I am analysing a set of group members on social media. I have 4 parameters that I plan to include into the analysis: age, sex, city and education level. The problem is that I can make up to ~25% of total group members with all 4 parameters in place, because most of the profiles do not contain all 4 pieces of information.
The goal is to get a general sense of demographics among this group: sex composition, distribution by education level, city and age group. My data contains many missing values, and they occur in every one of these fields.
I am new to data analysis and struggle to choose the right approach to solving the problem of missing data. I have thought of such options:
{age: NaN, sex: female, education: NaN, city: NaN}
will be counted towards sex distribution but no other. On the contrary, record {age: 24, sex: female, education: Secondary, city: London}
will be counted towards all four indices. Considering that, sex distribution may reflect almost 99% of actual subscribers, but age distribution will be analysed based on data from only 25% of total group members count.So I hope to receive an advice on what approach should I choose in this particular situation.
I am using python library pandas for analysis, but I welcome any suggestions regarding overall directions :)
Given the background you have provided us, I think it's important to emphasize that the data you have consists of categorical features, and as far as I can tell there isn't any order in how your data set is collected.
This rules out the possibility of using the pandas .pad
method for filling missing values because this method forward fills or backfills missing values. To illustrate a common use case for the pad method, consider some random signal timeseries data where some signal value drops to 0 before becoming null.
time signal_value
0 2023-01-01 00:00:00 5.0
1 2023-01-01 00:00:01 2.0
2 2023-01-01 00:00:02 1.0
3 2023-01-01 00:00:03 0.0
4 2023-01-01 00:00:04 0.0
5 2023-01-01 00:00:05 NaN
6 2023-01-01 00:00:06 NaN
7 2023-01-01 00:00:07 NaN
8 2023-01-01 00:00:08 NaN
9 2023-01-01 00:00:09 0.0
10 2023-01-01 00:00:10 0.0
In this case, it makes sense to forward or backfill the missing values.
But if you have a bunch of unordered data from social media accounts:
age sex education city
0 24.0 male None None
1 25.0 female None None
2 NaN None None None
3 NaN None None None
4 22.0 None None None
5 NaN male None None
6 33.0 female None None
I don't think it makes sense to use forward or backfill to replace missing values in the age
or sex
categories (not to mention education
or city
, which seem impossible to fill unless you have more information, such as a relatively rare case like a single-gender university).

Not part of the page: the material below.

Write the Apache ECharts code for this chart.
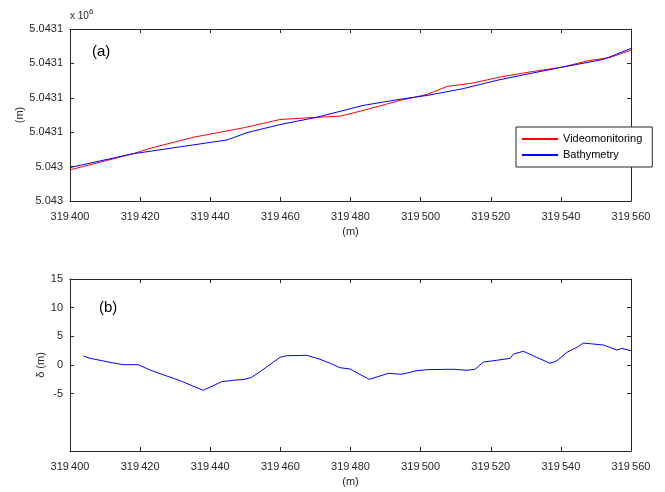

Therefore, I think you need to choose between dropping all rows with any missing value, or analyzing the features separately. If you analyze the features separately, you will have people that count toward the analysis of one feature but not another so you should probably first determine if there is any pattern in the missing values. For example, if no one from City A
has their age listed but this city is composed of predominantly older people with higher than average levels of education, you may be skewing your data if you analyze something like education level by age. Determining patterns in missing data is well summarized in this article, which I encourage you to read.
That being said, you can perform an analysis based on dropping rows with missing data in any column versus the same analysis based on dropping rows with missing data in only one column and see if the analysis is similar – this could a be reasonable proxy to determine if your data is missing completely at random. If your data is completely missing at random, then with a large enough data set, you can assume the distribution of each feature should stay approximately the same, and you can analyze each feature separately.